**Material for the task:**
☆ ☆ ☆ ☆ ☆
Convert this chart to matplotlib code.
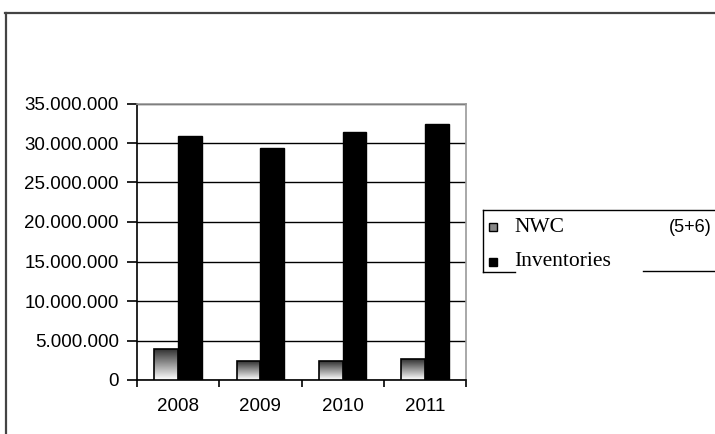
☆ ☆ ☆ ☆ ☆
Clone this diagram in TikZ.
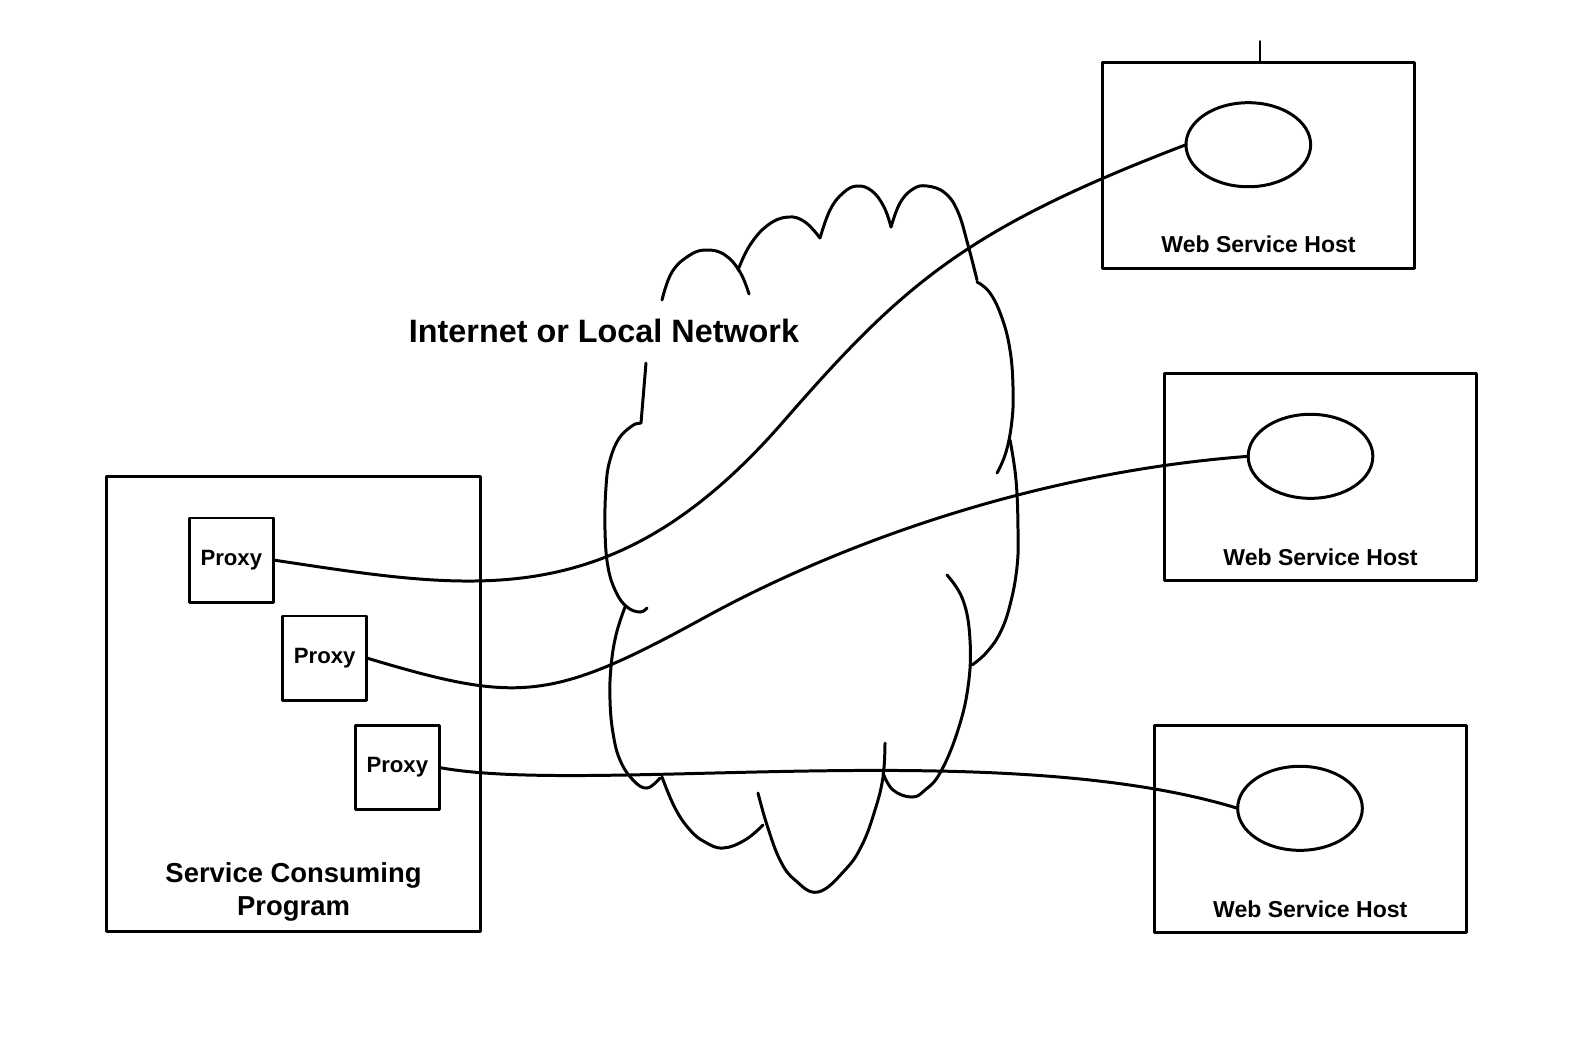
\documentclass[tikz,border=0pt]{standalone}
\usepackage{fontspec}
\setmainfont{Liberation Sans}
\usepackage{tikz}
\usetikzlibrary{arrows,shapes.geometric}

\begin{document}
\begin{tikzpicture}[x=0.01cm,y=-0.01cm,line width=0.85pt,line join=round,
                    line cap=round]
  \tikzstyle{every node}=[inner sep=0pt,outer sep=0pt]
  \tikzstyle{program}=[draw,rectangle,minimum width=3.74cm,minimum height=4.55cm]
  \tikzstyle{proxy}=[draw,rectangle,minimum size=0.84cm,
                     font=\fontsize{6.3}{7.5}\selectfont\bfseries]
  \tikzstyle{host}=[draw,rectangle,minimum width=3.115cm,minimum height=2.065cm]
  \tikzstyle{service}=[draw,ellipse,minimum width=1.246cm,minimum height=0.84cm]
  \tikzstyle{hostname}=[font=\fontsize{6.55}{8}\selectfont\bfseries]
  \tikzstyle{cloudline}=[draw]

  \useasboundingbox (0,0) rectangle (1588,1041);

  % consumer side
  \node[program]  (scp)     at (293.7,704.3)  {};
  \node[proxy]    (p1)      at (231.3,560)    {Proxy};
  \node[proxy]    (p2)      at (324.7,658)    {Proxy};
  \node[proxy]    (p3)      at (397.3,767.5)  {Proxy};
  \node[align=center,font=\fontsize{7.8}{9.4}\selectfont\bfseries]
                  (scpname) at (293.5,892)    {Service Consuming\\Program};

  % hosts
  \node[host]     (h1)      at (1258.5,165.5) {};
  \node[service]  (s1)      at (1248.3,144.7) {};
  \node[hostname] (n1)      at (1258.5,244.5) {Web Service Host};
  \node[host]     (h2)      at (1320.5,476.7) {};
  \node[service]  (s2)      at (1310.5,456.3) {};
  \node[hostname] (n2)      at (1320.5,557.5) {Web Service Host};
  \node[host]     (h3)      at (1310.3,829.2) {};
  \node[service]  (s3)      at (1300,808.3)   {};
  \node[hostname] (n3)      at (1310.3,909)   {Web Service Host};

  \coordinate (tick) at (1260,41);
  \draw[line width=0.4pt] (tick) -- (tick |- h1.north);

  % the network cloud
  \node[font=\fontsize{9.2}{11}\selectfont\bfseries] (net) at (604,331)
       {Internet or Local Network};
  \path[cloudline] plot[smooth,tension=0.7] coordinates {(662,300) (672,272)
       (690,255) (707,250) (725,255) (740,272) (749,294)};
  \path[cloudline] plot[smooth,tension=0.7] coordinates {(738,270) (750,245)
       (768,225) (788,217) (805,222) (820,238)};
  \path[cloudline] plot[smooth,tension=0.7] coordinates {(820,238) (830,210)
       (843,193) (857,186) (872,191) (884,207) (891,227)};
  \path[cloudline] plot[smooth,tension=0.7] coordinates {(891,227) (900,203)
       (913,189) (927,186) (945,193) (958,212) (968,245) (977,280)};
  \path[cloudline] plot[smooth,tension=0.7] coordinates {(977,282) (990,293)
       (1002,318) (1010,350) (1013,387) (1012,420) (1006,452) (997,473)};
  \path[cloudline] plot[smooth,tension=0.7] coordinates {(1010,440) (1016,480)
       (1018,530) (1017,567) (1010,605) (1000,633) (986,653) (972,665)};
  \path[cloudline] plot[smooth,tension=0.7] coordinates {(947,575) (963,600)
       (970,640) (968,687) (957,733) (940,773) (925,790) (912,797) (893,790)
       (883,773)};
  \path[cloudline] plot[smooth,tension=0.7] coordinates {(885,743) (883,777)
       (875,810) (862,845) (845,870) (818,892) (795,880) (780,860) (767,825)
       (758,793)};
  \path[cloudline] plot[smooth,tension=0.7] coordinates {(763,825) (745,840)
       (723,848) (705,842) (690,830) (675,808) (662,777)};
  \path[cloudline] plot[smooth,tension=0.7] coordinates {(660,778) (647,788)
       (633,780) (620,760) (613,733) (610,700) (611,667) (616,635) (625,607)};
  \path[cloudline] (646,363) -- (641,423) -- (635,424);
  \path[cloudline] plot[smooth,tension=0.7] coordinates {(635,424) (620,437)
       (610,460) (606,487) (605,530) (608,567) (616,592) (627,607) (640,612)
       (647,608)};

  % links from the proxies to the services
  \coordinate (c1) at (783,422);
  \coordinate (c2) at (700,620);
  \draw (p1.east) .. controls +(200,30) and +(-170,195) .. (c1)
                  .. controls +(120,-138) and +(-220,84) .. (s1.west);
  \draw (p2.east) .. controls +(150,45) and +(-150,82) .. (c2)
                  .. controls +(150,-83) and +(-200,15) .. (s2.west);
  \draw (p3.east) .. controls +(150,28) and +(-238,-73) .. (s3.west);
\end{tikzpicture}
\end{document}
☆ ☆ ☆ ☆ ☆
**Instructions for the task:** Copy out every line with the word "this".

**Problem solution:**
Convert this chart to matplotlib code.
Clone this diagram in TikZ.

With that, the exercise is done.